### Exercise brief:
Pictures stay out. Extract the lines below from the first one through the line with "const y = d3.scaleLinear().domain([0, 18]).range([434.5, 16.5]);", both included.
== Supplied information
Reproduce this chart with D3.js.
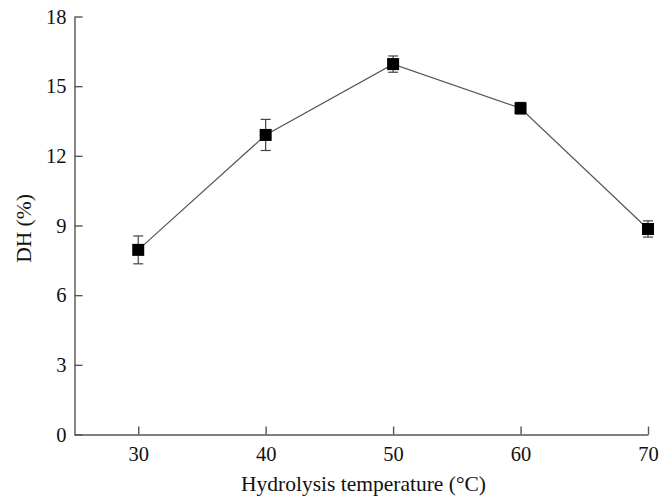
<!DOCTYPE html>
<html>
<head>
<meta charset="utf-8">
<script src="https://cdn.jsdelivr.net/npm/d3@7"></script>
<style>
  body { margin: 0; background: #fff; }
</style>
</head>
<body>
<svg id="chart" width="661" height="501"></svg>
<script>
// Degree of hydrolysis at each hydrolysis temperature
const temperatures = [30, 40, 50, 60, 70];
const dhValues = [7.95, 12.9, 15.95, 14.05, 8.85];
const dhErrors = [0.6, 0.67, 0.35, 0.25, 0.35];
const xTicks = [30, 40, 50, 60, 70];
const yTicks = [0, 3, 6, 9, 12, 15, 18];

const FONT = "Liberation Serif";
const svg = d3.select("#chart");
const axisColor = "#555";

const x = d3.scaleLinear().domain([25, 70]).range([74.5, 648]);
const y = d3.scaleLinear().domain([0, 18]).range([434.5, 16.5]);

// Y axis with inward ticks
const yAxis = svg.append("g")
  .attr("transform", `translate(${x(25)},0)`)
  .call(d3.axisLeft(y).tickValues(yTicks).tickSize(-8).tickPadding(8).tickSizeOuter(0));
yAxis.select(".domain").attr("stroke", axisColor).attr("stroke-width", 1.4);
yAxis.selectAll(".tick line").attr("stroke", axisColor).attr("stroke-width", 1.4);
yAxis.selectAll(".tick text")
  .attr("font-family", FONT).attr("font-size", 20.5).attr("fill", "#111");

// X axis with inward ticks
const xAxis = svg.append("g")
  .attr("transform", `translate(0,${y(0)})`)
  .call(d3.axisBottom(x).tickValues(xTicks).tickSize(-8).tickPadding(12).tickSizeOuter(0));
xAxis.select(".domain").attr("stroke", axisColor).attr("stroke-width", 1.4);
xAxis.selectAll(".tick line").attr("stroke", axisColor).attr("stroke-width", 1.4);
xAxis.selectAll(".tick text")
  .attr("font-family", FONT).attr("font-size", 20.5).attr("fill", "#111");

// Axis titles
svg.append("text")
  .attr("x", 363.5).attr("y", 491)
  .attr("text-anchor", "middle")
  .attr("font-family", FONT)
  .attr("font-size", 21.5)
  .attr("fill", "#111")
  .text("Hydrolysis temperature (°C)");

svg.append("text")
  .attr("transform", "translate(31,228.5) rotate(-90)")
  .attr("text-anchor", "middle")
  .attr("font-family", FONT)
  .attr("font-size", 21.5)
  .attr("fill", "#111")
  .text("DH (%)");

const pts = temperatures.map((t, i) => ({ t, v: dhValues[i], e: dhErrors[i] }));

// Connecting line
svg.append("path")
  .datum(pts)
  .attr("fill", "none")
  .attr("stroke", "#555")
  .attr("stroke-width", 1.2)
  .attr("d", d3.line().x(d => x(d.t)).y(d => y(d.v)));

// Error bars
const eb = svg.append("g").attr("stroke", "#444").attr("stroke-width", 1.2);
pts.forEach(d => {
  const cx = x(d.t);
  eb.append("line").attr("x1", cx).attr("x2", cx).attr("y1", y(d.v + d.e)).attr("y2", y(d.v - d.e));
  eb.append("line").attr("x1", cx - 5).attr("x2", cx + 5).attr("y1", y(d.v + d.e)).attr("y2", y(d.v + d.e));
  eb.append("line").attr("x1", cx - 5).attr("x2", cx + 5).attr("y1", y(d.v - d.e)).attr("y2", y(d.v - d.e));
});

// Square markers
const size = 12;
svg.append("g").selectAll("rect")
  .data(pts)
  .join("rect")
  .attr("x", d => x(d.t) - size / 2)
  .attr("y", d => y(d.v) - size / 2)
  .attr("width", size)
  .attr("height", size)
  .attr("fill", "#000");
</script>
</body>
</html>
====
### Exercise solution:
Reproduce this chart with D3.js.
<!DOCTYPE html>
<html>
<head>
<meta charset="utf-8">
<script src="https://cdn.jsdelivr.net/npm/d3@7"></script>
<style>
  body { margin: 0; background: #fff; }
</style>
</head>
<body>
<svg id="chart" width="661" height="501"></svg>
<script>
// Degree of hydrolysis at each hydrolysis temperature
const temperatures = [30, 40, 50, 60, 70];
const dhValues = [7.95, 12.9, 15.95, 14.05, 8.85];
const dhErrors = [0.6, 0.67, 0.35, 0.25, 0.35];
const xTicks = [30, 40, 50, 60, 70];
const yTicks = [0, 3, 6, 9, 12, 15, 18];

const FONT = "Liberation Serif";
const svg = d3.select("#chart");
const axisColor = "#555";

const x = d3.scaleLinear().domain([25, 70]).range([74.5, 648]);
const y = d3.scaleLinear().domain([0, 18]).range([434.5, 16.5]);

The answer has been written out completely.